Welcome to the blog tour for The Gosling Girl by Jacqueline Roy!

More about the book…

Michelle Cameron’s name is associated with the most abhorrent of crimes. A child who lured a younger child away from her parents and to her death, she is known as the black girl who murdered a little white girl; evil incarnate according to the media. As the book opens, she has done her time, and has been released as a young woman with a new identity to start her life again.

When another shocking death occurs, Michelle is the first in the frame. Brought into the police station to answer questions around a suspicious death, it is only a matter of time until the press find out who she is now and where she lives and set about destroying her all over again.

Natalie Tyler is the officer brought in to investigate the murder. A black detective constable, she has been ostracised from her family and often feels she is in the wrong job. But when she meets Michelle, she feels a complicated need to protect her, whatever she might have done.

The Gosling Girl is a moving, powerful account of systemic, institutional and internalised racism, and of how the marginalised fight back. It delves into the psychological after-effects of a crime committed in childhood, exploring intersections between race and class as Michelle's story is co-opted and controlled by those around her. Jacqueline writes with a cool restraint and The Gosling Girl is a raw and powerful novel that will stay with the reader long after they have turned the last page.

More about the author…

Jacqueline was born and raised in London. Her father was Jamaican and her mother was English and she comes from a family of writers. She hated the pressure to conform at school and left early, so she did her degrees as a mature student and moved to Manchester to take up a full-time teaching post at Manchester Metropolitan University. She lectured in English for many years, specialising in postcolonial literatures. She also taught creative writing at MMU’s Writing School. She is particularly interested in exploring racial identities and the ways in which those who are marginalised find strategies for fighting back. She is now a full-time writer and has produced fiction for adults and children.

My impressions…

Was it a page-turner? This novel deals with some very hard subjects, such as the killing of a child and racism, and I did therefore need to take a break every now and then to process what I’d just read. The way it’s written, however, is completely captivating. I wouldn’t be surprised if The Gosling Girl was turned into a TV series.

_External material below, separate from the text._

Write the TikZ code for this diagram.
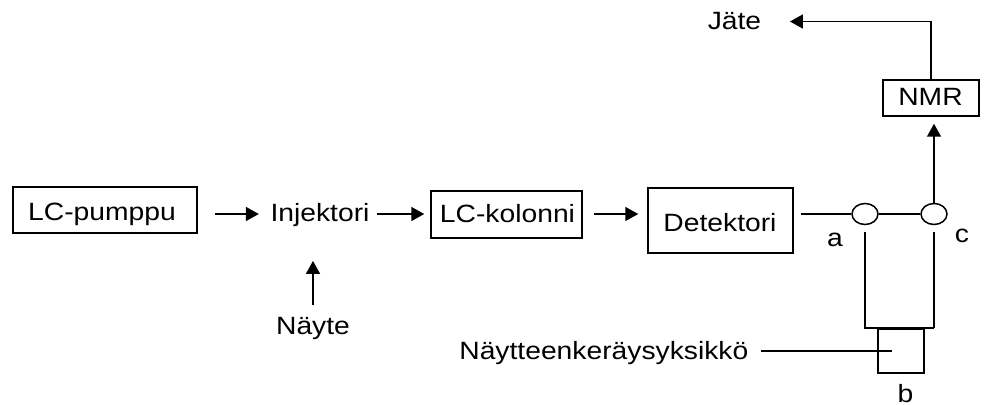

Did the book meet my expectations? If you are looking for a novel that gives you answers, this isn’t it. The situations and moral questions we are presented with leave it very much to the reader to make their mind up. I love a book that makes you think, and I wasn’t wrong in expecting The Gosling Girl to do just that. And do it wonderfully.

Three words to describe it. Brilliant. Contemporary. Thought-provoking.

Do I like the cover? Yes, it’s one of the first things that attracted me to this book.

Have I read any other books by the same author? No, but I’d like to.